The lessee may not apply for resiliation of the lease on the ground that the lessor failed to comply with these prescriptions.

Entering into a lease: the main points

Even if you plan to purchase a residential rental building in which all of the dwellings are rented, sooner or later you will have to enter into a lease with a new lessee.

The main points of this process are outlined in the section Signing a lease.

The rules governing access to, and the right to visit, a dwelling

As an owner, you have the right to ascertain the condition of a dwelling or have work done in it. This right must be exercised with discernment. Accordingly, the lessee must be given 24 hours’ notice. This may be done orally, unless major work is to be carried out, in which case notice must be given in writing, with certain mandatory information being specified.

However, if the work is urgent and necessary (e.g., major pipe leak, sparks in the electrical box), you may have it done immediately without notifying the lessee.

Except in an emergency, visits must be made between 9 am and 9 pm. Work must be carried out between 7 am and 7 pm.

If one of your lessees does not renew his or her lease, you will have an opportunity to visit the dwelling. Your lessee must allow the visit between 9 am and 9 pm. Notice need not be given, but you must inform the lessee of each visit ahead of time.
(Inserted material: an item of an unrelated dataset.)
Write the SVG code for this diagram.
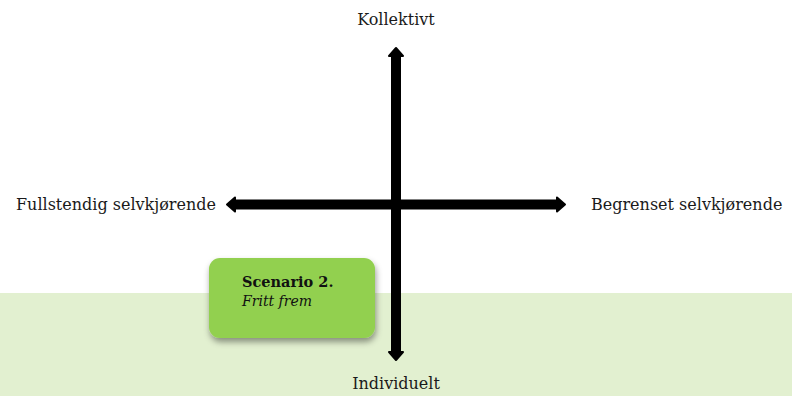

The lessor must act in a reasonable fashion, and respect the lessee's privacy and free enjoyment of the dwelling, as well as the inviolability of the lessee's home. It is desirable that the lessor and the lessee come to an agreement on the conditions for visiting the dwelling.

The lessee may demand that the lessor or the lessor’s mandatary accompany the prospective lessee during the visit. Otherwise, the lessee has the right to refuse you access to the dwelling.

1. Person who signs the lease in the capacity of lessor.

2. Exceptions to this rule exist for immovables whose deeds were registered before 1988. Consult the Tribunal administratif du logement.